Third, opponents argue, allowing such a practice will eventually lead to legalizing euthanasia, perhaps even involuntary euthanasia. Others argue that it might lead to legalizing suicide by people who do not have a terminal illness. The first slippery-slope argument is neither conceptually nor empirically justified. Conceptually, there is a big difference between letting someone die who consents to it (via physician-assisted suicide) and killing someone who doesn’t consent to it (via involuntary euthanasia). Empirically, I cannot find any evidence of a slide into involuntary killing in states and countries that allow physician-assisted suicide. In addition, as noted above, the distinction between physician-assisted suicide and voluntary euthanasia is insignificant.
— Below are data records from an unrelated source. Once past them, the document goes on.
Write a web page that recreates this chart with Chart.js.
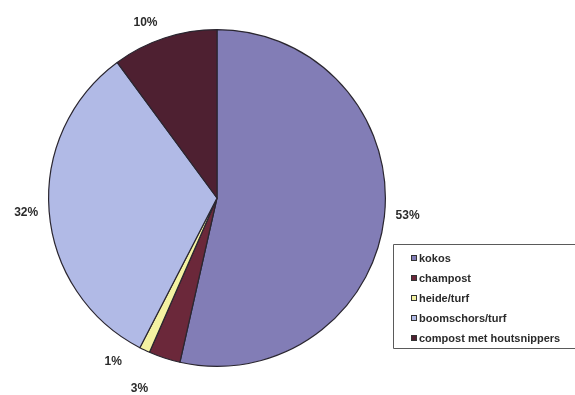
<!DOCTYPE html>
<html>
<head>
<meta charset="utf-8">
<script src="https://cdn.jsdelivr.net/npm/chart.js@4/dist/chart.umd.min.js"></script>
<style>
  html, body { margin: 0; padding: 0; background: #ffffff; }
  #wrap { position: relative; width: 575px; height: 395px; }
</style>
</head>
<body>
<div id="wrap"><canvas id="pieChart" width="575" height="395"></canvas></div>
<script>
// Substrate shares (%)
const categories = ['kokos', 'champost', 'heide/turf', 'boomschors/turf', 'compost met houtsnippers'];
const shares = [53, 3, 1, 32, 10];
const sliceColors = ['#827db6', '#6b283a', '#f4f2a2', '#b1bae6', '#4e2031'];

// some labels sit off the slice middle (degrees, pixels)
const labelNudge = {
    0: { angle: -1, dist: 0 },
    1: { angle: 4, dist: 14 },
    2: { angle: 7, dist: 2 },
    4: { angle: -4, dist: -2 }
};

const pieLabels = {
    id: 'pieLabels',
    afterDatasetsDraw(chart) {
        const ctx = chart.ctx;
        const meta = chart.getDatasetMeta(0);
        ctx.save();
        ctx.font = 'bold 12px "Liberation Sans", Arial, sans-serif';
        ctx.fillStyle = '#2b2b2b';
        ctx.textAlign = 'center';
        ctx.textBaseline = 'middle';
        meta.data.forEach((arc, i) => {
            const p = arc.getProps(['x', 'y', 'startAngle', 'endAngle', 'outerRadius'], true);
            const nudge = labelNudge[i] || { angle: 0, dist: 0 };
            const mid = (p.startAngle + p.endAngle) / 2 + nudge.angle * Math.PI / 180;
            const r = p.outerRadius + 23 + nudge.dist;
            ctx.fillText(shares[i] + '%', p.x + Math.cos(mid) * r, p.y + Math.sin(mid) * r);
        });
        ctx.restore();
    }
};

const boxLegend = {
    id: 'boxLegend',
    afterDraw(chart) {
        const ctx = chart.ctx;
        const left = 393.5, top = 244.5, bottom = 348.5;
        ctx.save();
        ctx.strokeStyle = '#5a5a5a';
        ctx.lineWidth = 1;
        ctx.beginPath();
        ctx.moveTo(590, top);
        ctx.lineTo(left, top);
        ctx.lineTo(left, bottom);
        ctx.lineTo(590, bottom);
        ctx.stroke();

        ctx.font = 'bold 11px "Liberation Sans", Arial, sans-serif';
        ctx.textBaseline = 'middle';
        categories.forEach((name, i) => {
            const y = 258 + i * 20;
            ctx.fillStyle = sliceColors[i];
            ctx.fillRect(411, y - 3, 6, 6);
            ctx.strokeStyle = '#333333';
            ctx.strokeRect(411.5, y - 2.5, 5, 5);
            ctx.fillStyle = '#2b2b2b';
            ctx.fillText(name, 419, y + 0.5);
        });
        ctx.restore();
    }
};

const ctx = document.getElementById('pieChart').getContext('2d');
new Chart(ctx, {
    type: 'pie',
    data: {
        labels: categories,
        datasets: [{
            data: shares,
            backgroundColor: sliceColors,
            borderColor: '#2a2630',
            borderWidth: 1.2
        }]
    },
    options: {
        responsive: false,
        animation: false,
        layout: { padding: { left: 48, right: 189, top: 29, bottom: 28 } },
        plugins: {
            legend: { display: false },
            tooltip: { enabled: false }
        }
    },
    plugins: [pieLabels, boxLegend]
});
</script>
</body>
</html>
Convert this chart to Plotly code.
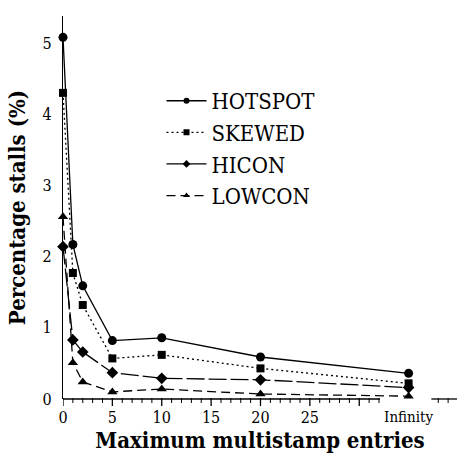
import plotly.graph_objects as go

x_pos = [0, 1, 2, 5, 10, 20, 35]  # 35 = "Infinity"
hotspot = [5.08, 2.17, 1.59, 0.82, 0.86, 0.59, 0.36]
skewed = [4.30, 1.77, 1.32, 0.57, 0.62, 0.43, 0.22]
hicon = [2.14, 0.83, 0.66, 0.37, 0.29, 0.27, 0.16]
lowcon = [2.56, 0.51, 0.24, 0.10, 0.14, 0.07, 0.04]

series = [
    ("HOTSPOT", hotspot, "solid", "circle", 9),
    ("SKEWED", skewed, "2px,3px", "square", 8),
    ("HICON", hicon, "18px,4px", "diamond", 9),
    ("LOWCON", lowcon, "9px,5px", "triangle-up", 9),
]

major_x = [0, 5, 10, 15, 20, 25, 30]
major_x_text = ["0", "5", "10", "15", "20", "25", ""]
minor_x = [v for v in list(range(0, 33)) + [38, 39] if v not in major_x]
major_y = [0, 1, 2, 3, 4, 5]
minor_y = [round(i * 0.1, 1) for i in range(54) if i % 10]
inf_pos = [35]
inf_text = ["Infinity"]

FONT = "DejaVu Serif Condensed, DejaVu Serif"
INK = "black"

fig = go.Figure()
for name, vals, dash, sym, sz in series:
    fig.add_trace(go.Scatter(
        x=x_pos, y=vals, name=name, mode="lines+markers",
        line=dict(color=INK, width=1.3, dash=dash),
        marker=dict(symbol=sym, size=sz, color=INK),
        cliponaxis=False, showlegend=False,
    ))
for name, vals, dash, sym, sz in series:
    fig.add_trace(go.Scatter(
        x=[None], y=[None], name=name, mode="lines+markers",
        line=dict(color=INK, width=1.3, dash=dash),
        marker=dict(symbol=sym, size=6, color=INK),
        showlegend=True,
    ))

fig.add_trace(go.Scatter(x=inf_pos, y=[0], xaxis="x2", mode="markers",
                         marker=dict(opacity=0), showlegend=False, hoverinfo="skip"))

# broken x axis line
fig.add_shape(type="line", xref="x", yref="paper", x0=0, x1=32.1, y0=0, y1=0,
              line=dict(color=INK, width=1.3))
fig.add_shape(type="line", xref="x", yref="paper", x0=37.3, x1=40, y0=0, y1=0,
              line=dict(color=INK, width=1.3))

# tick marks (drawn from the tick lists, pixel lengths)
for vals, ln, w in [(major_x, 7, 1.3), (minor_x, 4, 1)]:
    for v in vals:
        fig.add_shape(type="line", xref="x", yref="paper", ysizemode="pixel",
                      yanchor=0, x0=v, x1=v, y0=1, y1=-ln,
                      line=dict(color=INK, width=w))
for vals, ln, w in [(major_y, 7, 1.3), (minor_y, 4, 1)]:
    for v in vals:
        fig.add_shape(type="line", xref="x", yref="y", xsizemode="pixel",
                      xanchor=0, x0=-ln, x1=0, y0=v, y1=v,
                      line=dict(color=INK, width=w))

fig.update_layout(
    template="none",
    width=457, height=458,
    margin=dict(l=63, r=0, t=16, b=59, pad=0),
    paper_bgcolor="white", plot_bgcolor="white",
    font=dict(family=FONT, color=INK, size=16),
    showlegend=True,
    legend=dict(x=0.25, y=0.833, xanchor="left", yanchor="top",
                font=dict(family=FONT, size=22),
                bgcolor="rgba(0,0,0,0)", itemwidth=40, tracegroupgap=0),
    xaxis=dict(range=[0, 39.9], showline=False, showgrid=False, zeroline=False,
               automargin=False,
               tickmode="array", tickvals=major_x, ticktext=major_x_text,
               ticks="", ticklabelstandoff=7,
               tickfont=dict(family=FONT, size=16),
               title=dict(text="<b>Maximum multistamp entries</b>",
                          font=dict(family=FONT, size=22), standoff=6)),
    xaxis2=dict(range=[0, 39.9], overlaying="x", side="bottom", anchor="y",
                showline=False, showgrid=False, zeroline=False, automargin=False,
                tickmode="array", tickvals=inf_pos, ticktext=inf_text,
                ticks="", ticklabelstandoff=7,
                tickfont=dict(family=FONT, size=15)),
    yaxis=dict(range=[0, 5.38], showline=True, linewidth=1.3, linecolor=INK,
               showgrid=False, zeroline=False, automargin=False,
               tickmode="array", tickvals=major_y,
               ticks="", ticklabelstandoff=7,
               tickfont=dict(family=FONT, size=16),
               title=dict(text="<b>Percentage stalls (%)</b>",
                          font=dict(family=FONT, size=22), standoff=10)),
)

fig.write_html("out.html", config={"displayModeBar": False},
               post_script="document.body.style.margin='0';")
The slippery-slope claim that the self-ownership argument for permitting this medical practice also justifies permitting competent individuals without a terminal illness to commit suicide is correct. A person is not owned by his church, country, family, or government. Rather, he owns himself. Free countries permit people to shape their own lives, even if they do so poorly. As an empirical matter, this additional right will not be recognized. Sadly. Americans just don’t love liberty that much.
In summary, the right-to-die movement is correct. Terminally ill people should have a legal right to die.